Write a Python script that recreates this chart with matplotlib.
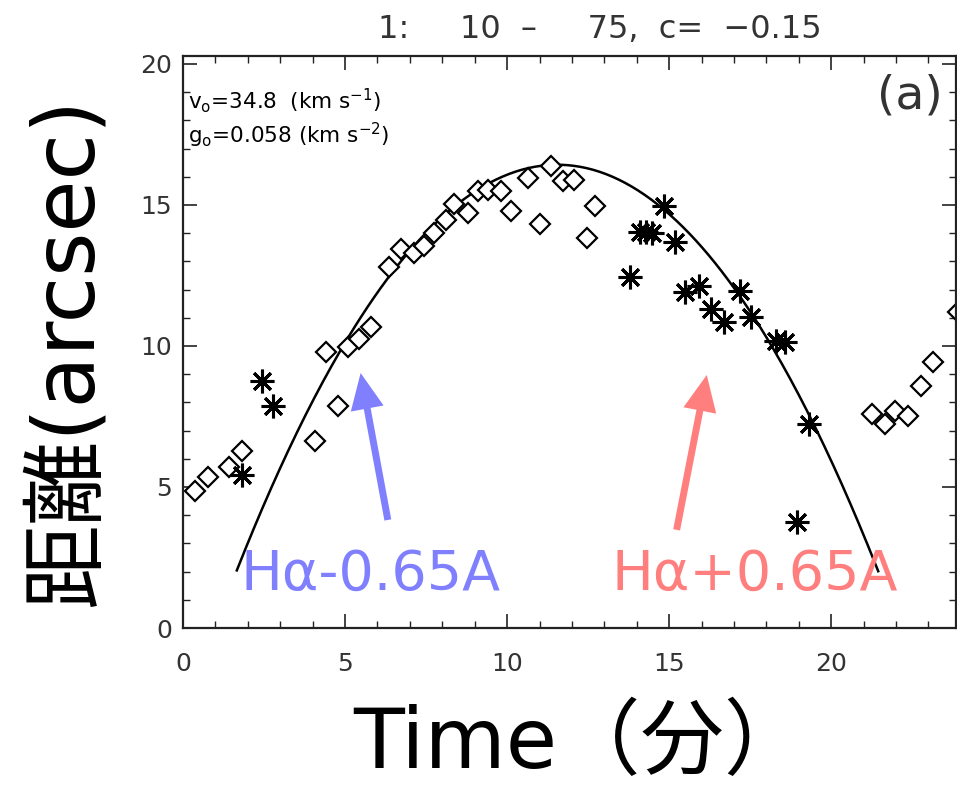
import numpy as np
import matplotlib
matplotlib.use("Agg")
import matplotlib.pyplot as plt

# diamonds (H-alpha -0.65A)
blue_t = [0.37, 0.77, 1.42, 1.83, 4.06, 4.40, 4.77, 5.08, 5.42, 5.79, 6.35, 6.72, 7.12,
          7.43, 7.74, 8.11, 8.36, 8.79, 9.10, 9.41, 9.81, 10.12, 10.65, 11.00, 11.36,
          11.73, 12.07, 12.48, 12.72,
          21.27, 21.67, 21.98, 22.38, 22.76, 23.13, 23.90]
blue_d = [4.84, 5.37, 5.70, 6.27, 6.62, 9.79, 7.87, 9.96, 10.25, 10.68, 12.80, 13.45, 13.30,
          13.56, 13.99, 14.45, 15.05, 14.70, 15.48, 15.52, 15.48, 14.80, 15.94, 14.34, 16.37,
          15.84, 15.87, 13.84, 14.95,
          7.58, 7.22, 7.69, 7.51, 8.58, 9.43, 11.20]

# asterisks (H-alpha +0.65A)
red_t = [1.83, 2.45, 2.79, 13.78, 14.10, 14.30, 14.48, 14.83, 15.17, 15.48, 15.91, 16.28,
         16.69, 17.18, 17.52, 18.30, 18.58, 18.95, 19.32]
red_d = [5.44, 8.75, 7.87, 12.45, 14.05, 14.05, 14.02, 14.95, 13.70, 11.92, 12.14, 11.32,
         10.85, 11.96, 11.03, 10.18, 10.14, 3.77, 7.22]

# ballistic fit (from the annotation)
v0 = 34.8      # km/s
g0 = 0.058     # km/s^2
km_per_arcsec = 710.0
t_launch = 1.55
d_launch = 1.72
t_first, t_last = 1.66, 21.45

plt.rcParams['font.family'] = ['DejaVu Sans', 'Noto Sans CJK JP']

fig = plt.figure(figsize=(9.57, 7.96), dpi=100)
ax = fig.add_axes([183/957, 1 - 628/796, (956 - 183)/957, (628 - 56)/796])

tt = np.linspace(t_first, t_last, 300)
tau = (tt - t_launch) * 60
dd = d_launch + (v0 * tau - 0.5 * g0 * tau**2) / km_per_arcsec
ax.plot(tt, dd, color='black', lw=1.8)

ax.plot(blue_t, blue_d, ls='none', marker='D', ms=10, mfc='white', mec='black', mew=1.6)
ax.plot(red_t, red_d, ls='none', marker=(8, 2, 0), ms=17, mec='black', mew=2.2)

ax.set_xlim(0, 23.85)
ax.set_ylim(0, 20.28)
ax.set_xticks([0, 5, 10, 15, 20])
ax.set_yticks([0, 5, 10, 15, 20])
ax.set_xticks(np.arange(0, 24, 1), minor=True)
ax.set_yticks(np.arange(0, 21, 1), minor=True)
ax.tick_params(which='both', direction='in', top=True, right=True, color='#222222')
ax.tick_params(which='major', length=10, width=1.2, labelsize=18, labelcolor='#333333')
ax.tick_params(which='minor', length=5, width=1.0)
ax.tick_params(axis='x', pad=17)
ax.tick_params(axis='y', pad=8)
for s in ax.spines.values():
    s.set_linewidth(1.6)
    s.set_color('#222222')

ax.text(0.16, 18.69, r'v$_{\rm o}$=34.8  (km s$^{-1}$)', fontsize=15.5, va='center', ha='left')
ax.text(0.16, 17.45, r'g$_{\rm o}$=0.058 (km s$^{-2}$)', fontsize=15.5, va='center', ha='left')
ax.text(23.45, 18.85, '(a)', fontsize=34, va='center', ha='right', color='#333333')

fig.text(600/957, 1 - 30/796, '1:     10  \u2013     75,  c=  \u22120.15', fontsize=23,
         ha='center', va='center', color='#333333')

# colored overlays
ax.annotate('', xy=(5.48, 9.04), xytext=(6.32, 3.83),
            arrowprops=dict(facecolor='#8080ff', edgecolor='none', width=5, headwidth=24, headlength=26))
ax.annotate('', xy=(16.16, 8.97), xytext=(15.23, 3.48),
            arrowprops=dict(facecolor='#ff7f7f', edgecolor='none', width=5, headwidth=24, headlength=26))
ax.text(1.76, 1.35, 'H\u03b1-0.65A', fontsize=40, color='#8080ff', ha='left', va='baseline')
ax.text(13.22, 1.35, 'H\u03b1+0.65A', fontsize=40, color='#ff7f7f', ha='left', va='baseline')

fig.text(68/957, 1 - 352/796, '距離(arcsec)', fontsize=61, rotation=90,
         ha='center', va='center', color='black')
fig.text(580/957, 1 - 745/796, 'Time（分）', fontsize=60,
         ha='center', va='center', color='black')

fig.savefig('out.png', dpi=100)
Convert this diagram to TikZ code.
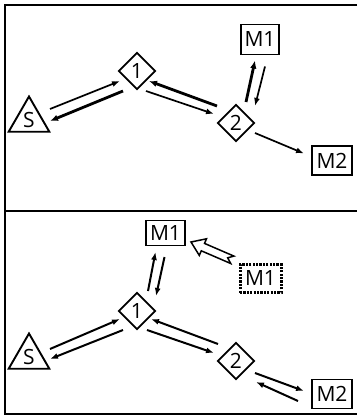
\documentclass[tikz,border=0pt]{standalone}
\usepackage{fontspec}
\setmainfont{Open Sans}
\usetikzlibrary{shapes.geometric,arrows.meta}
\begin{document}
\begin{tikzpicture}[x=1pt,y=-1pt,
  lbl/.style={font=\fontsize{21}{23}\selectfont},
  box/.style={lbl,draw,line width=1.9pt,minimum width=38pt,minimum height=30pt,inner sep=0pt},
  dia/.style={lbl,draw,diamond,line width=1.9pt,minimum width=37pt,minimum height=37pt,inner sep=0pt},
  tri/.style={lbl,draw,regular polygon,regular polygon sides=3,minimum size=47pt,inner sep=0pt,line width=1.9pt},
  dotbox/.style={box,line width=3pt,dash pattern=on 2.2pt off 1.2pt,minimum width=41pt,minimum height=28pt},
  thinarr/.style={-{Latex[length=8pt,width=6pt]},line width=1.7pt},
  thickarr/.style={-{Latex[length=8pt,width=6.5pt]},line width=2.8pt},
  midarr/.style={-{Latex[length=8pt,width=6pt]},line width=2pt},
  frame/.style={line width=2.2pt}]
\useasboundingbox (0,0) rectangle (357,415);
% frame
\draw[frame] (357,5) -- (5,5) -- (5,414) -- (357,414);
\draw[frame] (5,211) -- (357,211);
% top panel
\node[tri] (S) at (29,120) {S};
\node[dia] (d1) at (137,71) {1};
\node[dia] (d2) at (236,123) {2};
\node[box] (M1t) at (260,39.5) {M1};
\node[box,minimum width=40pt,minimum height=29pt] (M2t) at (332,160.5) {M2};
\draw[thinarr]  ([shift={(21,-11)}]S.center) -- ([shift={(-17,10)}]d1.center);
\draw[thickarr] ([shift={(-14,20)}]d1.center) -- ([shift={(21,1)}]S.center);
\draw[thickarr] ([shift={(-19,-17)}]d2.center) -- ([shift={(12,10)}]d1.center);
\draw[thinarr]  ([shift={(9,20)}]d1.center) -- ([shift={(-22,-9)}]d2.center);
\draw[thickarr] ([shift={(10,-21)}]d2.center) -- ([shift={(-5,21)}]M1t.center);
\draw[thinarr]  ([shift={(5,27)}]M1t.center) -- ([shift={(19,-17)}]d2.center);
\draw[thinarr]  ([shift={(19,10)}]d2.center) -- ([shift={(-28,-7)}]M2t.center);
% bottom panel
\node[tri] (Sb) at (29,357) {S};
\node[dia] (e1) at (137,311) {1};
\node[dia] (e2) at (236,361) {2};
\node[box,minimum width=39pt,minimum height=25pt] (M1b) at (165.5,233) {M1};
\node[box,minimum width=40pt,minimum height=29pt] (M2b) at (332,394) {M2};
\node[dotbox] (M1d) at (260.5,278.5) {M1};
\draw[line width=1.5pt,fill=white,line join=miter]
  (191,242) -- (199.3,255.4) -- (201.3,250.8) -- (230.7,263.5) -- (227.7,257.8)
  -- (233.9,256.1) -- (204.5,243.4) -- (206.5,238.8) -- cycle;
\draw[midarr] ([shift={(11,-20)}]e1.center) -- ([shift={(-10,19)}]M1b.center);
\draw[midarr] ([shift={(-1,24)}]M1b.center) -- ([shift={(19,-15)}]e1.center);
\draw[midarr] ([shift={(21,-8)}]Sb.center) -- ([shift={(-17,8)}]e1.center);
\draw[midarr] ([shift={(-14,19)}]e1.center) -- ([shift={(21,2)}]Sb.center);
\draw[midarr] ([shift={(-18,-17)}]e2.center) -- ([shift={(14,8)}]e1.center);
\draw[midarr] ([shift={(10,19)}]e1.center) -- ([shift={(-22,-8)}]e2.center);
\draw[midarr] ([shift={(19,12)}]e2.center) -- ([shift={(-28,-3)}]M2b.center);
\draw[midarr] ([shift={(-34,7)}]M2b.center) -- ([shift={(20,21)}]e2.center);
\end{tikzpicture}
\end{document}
☆ ☆ ☆ ☆
What needs to be done - Repeat exactly the lines from the first line of the records above through the line containing "import matplotlib.pyplot as plt", leaving out the pictures.

The result -
Write a Python script that recreates this chart with matplotlib.
import numpy as np
import matplotlib
matplotlib.use("Agg")
import matplotlib.pyplot as plt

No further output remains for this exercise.